- Blanche-Nef
-
La Blanche-Nef est un navire normand qui fit naufrage à Barfleur au large du Cotentin, le 25 novembre 1120 avec pas moins de 140 hauts barons et dix-huit femmes de haute naissance, filles, sœurs, nièces ou épouses de rois et de comtes à son bord, parmi lesquels l’héritier du trône d’Angleterre, le prince Guillaume Adelin, fils du roi Henri Ier Beauclerc.
Sommaire
Histoire
Comme le roi Henri s’embarquait à Barfleur, un homme de Normandie, Thomas, fils d’Étienne, vint le trouver et, lui offrant un marc d’or, lui dit : « Mon père a servi le vôtre sur mer toute sa vie ; c’est lui qui l’a porté sur son vaisseau en Angleterre, quand votre père y est allé pour combattre Harold. Seigneur roi. Accordez-moi en fief le même office ; j’ai pour votre royal service un vaisseau bien équipé que l’on appelle la Blanche-Nef. »
Le roi répondit : « J’ai choisi le navire sur lequel je passerai, mais je vous confie volontiers mes fils Guillaume et Richard, et tout leur cortège. » Par l’ordre du roi, s’embarquèrent sur la Blanche-Nef près de trois cents personnes.
Toute la brillante jeunesse se préparait joyeusement au voyage. Ils firent donner du vin aux cinquante rameurs et chassèrent avec dérision les prêtres qui voulurent bénir le vaisseau. La nuit étant venue, les jeunes princes pressèrent le patron Thomas de faire force de rames pour atteindre le vaisseau du roi qui était déjà bien loin. Animé par le vin, l’équipage obéit avec ardeur et, afin de couper au plus court, le patron prit par le ras de Barfleur (aujourd’hui signalé par le phare de Gatteville), bordé d’écueils à fleur d’eau.

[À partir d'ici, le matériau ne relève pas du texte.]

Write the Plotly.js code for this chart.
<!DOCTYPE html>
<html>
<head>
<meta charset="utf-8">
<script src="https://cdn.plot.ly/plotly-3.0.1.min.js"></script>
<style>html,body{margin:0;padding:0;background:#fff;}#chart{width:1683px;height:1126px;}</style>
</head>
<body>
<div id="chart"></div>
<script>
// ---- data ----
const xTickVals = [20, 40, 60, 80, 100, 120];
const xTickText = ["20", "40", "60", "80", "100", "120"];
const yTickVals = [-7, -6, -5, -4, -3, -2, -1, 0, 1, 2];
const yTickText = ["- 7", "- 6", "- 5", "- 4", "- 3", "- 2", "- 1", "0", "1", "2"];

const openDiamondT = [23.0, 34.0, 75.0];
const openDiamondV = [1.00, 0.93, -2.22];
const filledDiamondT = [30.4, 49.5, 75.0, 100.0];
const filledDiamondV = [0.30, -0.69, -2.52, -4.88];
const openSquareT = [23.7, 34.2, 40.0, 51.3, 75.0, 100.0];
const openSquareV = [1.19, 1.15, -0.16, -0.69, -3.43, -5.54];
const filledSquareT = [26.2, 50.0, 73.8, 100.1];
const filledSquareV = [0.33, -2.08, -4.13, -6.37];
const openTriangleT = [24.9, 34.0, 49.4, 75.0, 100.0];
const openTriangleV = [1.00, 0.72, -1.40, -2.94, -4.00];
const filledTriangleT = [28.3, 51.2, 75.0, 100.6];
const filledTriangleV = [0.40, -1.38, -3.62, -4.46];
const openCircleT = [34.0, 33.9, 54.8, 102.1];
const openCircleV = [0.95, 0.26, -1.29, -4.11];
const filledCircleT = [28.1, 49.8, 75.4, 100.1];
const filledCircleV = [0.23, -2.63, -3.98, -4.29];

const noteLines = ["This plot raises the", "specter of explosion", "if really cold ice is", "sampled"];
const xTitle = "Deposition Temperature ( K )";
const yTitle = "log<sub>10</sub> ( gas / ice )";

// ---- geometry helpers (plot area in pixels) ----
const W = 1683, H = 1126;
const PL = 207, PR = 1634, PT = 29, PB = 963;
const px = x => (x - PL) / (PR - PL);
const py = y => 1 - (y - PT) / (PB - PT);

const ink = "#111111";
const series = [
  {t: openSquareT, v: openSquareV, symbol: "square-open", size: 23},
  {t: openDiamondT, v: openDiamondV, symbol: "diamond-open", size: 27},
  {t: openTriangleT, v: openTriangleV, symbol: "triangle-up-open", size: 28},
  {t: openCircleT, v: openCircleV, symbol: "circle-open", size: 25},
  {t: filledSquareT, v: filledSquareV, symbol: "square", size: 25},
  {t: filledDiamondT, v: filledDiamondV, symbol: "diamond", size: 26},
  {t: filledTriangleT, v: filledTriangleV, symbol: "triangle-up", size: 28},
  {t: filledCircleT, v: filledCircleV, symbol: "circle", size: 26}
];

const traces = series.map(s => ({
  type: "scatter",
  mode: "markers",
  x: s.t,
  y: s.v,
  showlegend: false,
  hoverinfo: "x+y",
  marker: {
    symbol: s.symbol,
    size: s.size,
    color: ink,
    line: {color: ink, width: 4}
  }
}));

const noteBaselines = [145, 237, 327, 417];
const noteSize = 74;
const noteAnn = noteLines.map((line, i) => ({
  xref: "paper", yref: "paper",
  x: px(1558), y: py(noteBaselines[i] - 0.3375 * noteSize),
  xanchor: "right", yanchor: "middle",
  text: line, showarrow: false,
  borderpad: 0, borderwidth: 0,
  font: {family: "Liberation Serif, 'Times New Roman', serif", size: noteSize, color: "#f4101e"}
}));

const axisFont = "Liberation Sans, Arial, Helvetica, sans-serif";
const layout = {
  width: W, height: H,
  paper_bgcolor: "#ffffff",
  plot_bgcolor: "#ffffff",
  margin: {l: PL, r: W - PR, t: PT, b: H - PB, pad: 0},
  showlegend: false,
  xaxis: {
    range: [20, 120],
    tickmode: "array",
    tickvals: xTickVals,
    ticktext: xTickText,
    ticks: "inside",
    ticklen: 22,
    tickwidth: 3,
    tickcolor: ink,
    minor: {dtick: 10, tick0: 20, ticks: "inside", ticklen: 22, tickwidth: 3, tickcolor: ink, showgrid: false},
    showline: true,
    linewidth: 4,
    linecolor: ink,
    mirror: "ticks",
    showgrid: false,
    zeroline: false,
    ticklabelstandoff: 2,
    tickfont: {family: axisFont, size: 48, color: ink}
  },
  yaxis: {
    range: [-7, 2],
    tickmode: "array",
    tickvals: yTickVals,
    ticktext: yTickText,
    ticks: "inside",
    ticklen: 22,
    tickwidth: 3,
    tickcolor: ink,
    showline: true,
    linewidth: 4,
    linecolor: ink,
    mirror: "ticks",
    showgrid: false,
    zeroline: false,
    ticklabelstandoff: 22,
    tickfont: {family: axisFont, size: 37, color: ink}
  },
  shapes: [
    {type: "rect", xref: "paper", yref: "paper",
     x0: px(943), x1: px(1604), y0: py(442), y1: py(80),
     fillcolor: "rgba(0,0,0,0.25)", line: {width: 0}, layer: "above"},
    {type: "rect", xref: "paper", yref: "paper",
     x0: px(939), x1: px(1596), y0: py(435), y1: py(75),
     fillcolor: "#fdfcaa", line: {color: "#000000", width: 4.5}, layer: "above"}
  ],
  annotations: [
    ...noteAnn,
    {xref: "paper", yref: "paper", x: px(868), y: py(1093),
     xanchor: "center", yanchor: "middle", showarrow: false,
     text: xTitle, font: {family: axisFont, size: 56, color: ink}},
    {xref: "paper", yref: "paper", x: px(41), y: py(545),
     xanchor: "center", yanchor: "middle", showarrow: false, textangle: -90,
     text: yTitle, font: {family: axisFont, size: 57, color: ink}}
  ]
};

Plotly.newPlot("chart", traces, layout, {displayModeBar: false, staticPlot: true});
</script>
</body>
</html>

La Blanche-Nef étant venue frapper violemment contre l’un de ces écueils, elle s’entrouvrit immédiatement et on entendit un cri immense poussé par tout l’équipage. L’eau monta encore et tout rentra dans le silence. Seuls deux hommes réussirent à se retenir à la grande vergue, le boucher du bord, un Rouennais du nom de Bérold et le jeune Godefroi, fils de Gilbert de l’Aigle. Ils aperçurent un homme relevant la tête au-dessus de l’eau : c’était le pilote Thomas, qui, après avoir plongé dans les flots, remontait à la surface. « Qu’est devenu le fils du roi ? » leur demanda-t-il. « Il n’a point reparu, ni lui, ni son frère, ni aucun des leurs. » répondirent les deux naufragés. « Malheur à moi ! » s’écria Thomas, et il replongea dans la mer.

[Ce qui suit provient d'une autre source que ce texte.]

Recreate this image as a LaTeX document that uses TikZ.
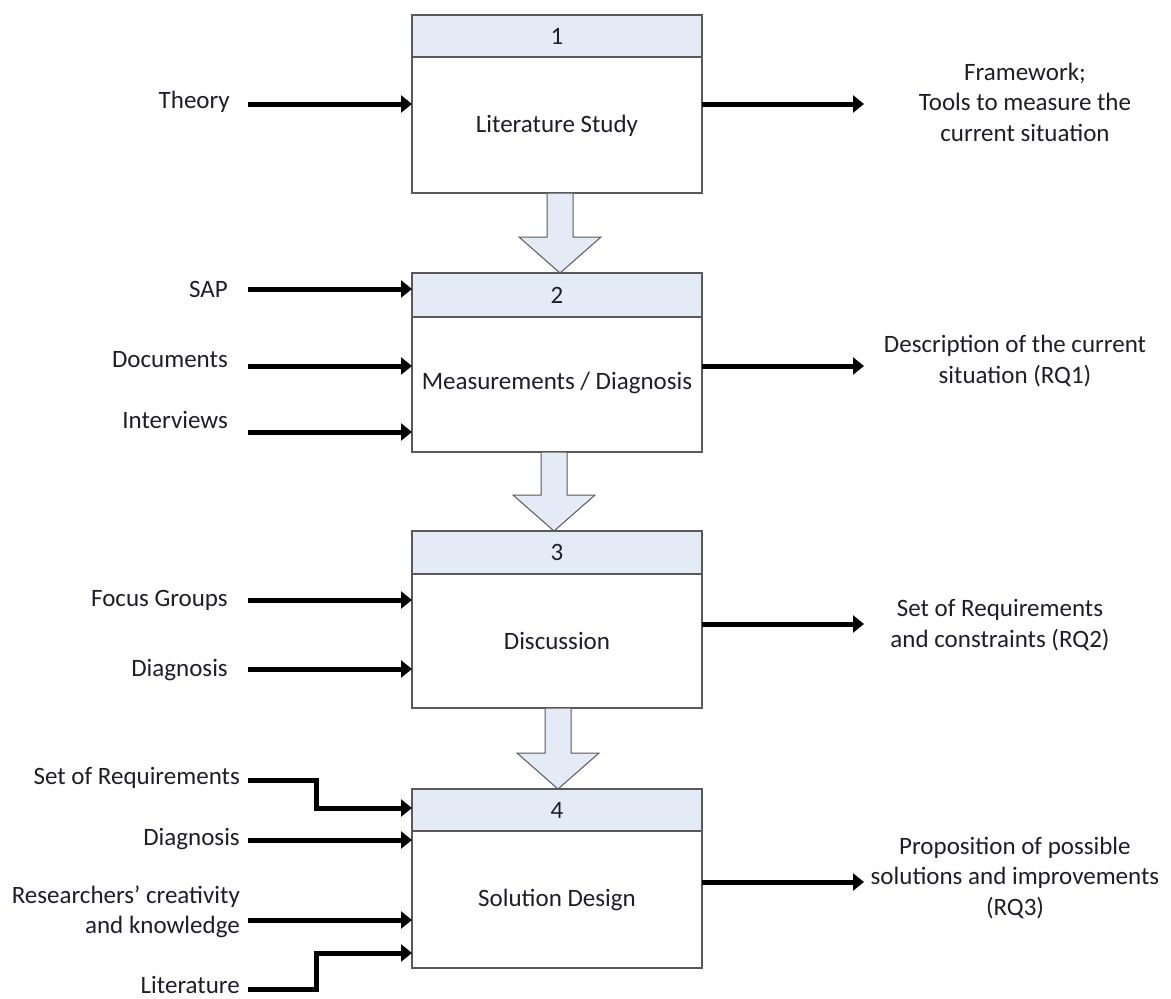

Le jeune Godefroi de l’Aigle ne put supporter le froid de cette nuit glacée de novembre et lâcha la vergue et se laissa couler à fond. Recueilli le lendemain par des pêcheurs, son compagnon resta seul pour raconter le désastre.

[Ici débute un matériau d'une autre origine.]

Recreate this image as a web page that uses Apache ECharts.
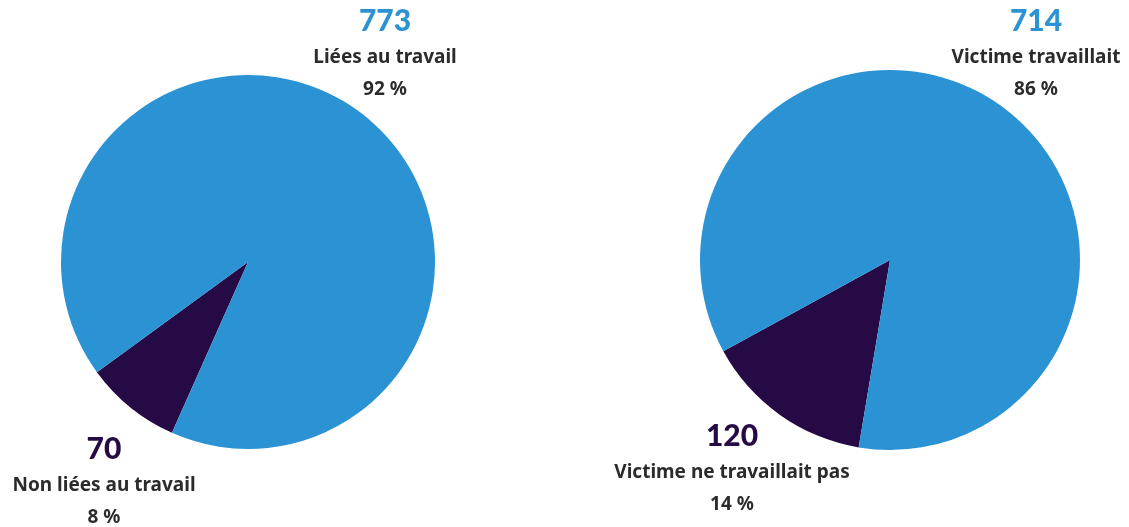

On dit que ce fut un enfant qui annonça la sinistre nouvelle au roi Henri qui, aux premiers mots qu’il entendit, tomba à terre comme foudroyé. Depuis ce jour, jamais plus on ne le vit sourire.
Le naufrage de la Blanche-Nef, en laissant Henri sans héritier mâle, eut pour conséquence de redistribuer de façon significative l’échiquier politique anglo-normand du début du XIIe siècle. Une sœur aînée de Guillaume, Mathilde l'Emperesse succéda à son père comme héritière au trône mais, à la mort d’Henri, les barons qui avaient juré de soutenir son accession au trône y renoncent, permettant au cousin de Guillaume et de Mathilde, Étienne de Blois, qui n’avait pas été accepté comme passager ou débarqué au dernier moment de la Blanche-Nef, d’usurper le trône. Ce règne provoquera une guerre civile de 1135 à 1154 à laquelle seule la mort d’Étienne de Blois mettra fin.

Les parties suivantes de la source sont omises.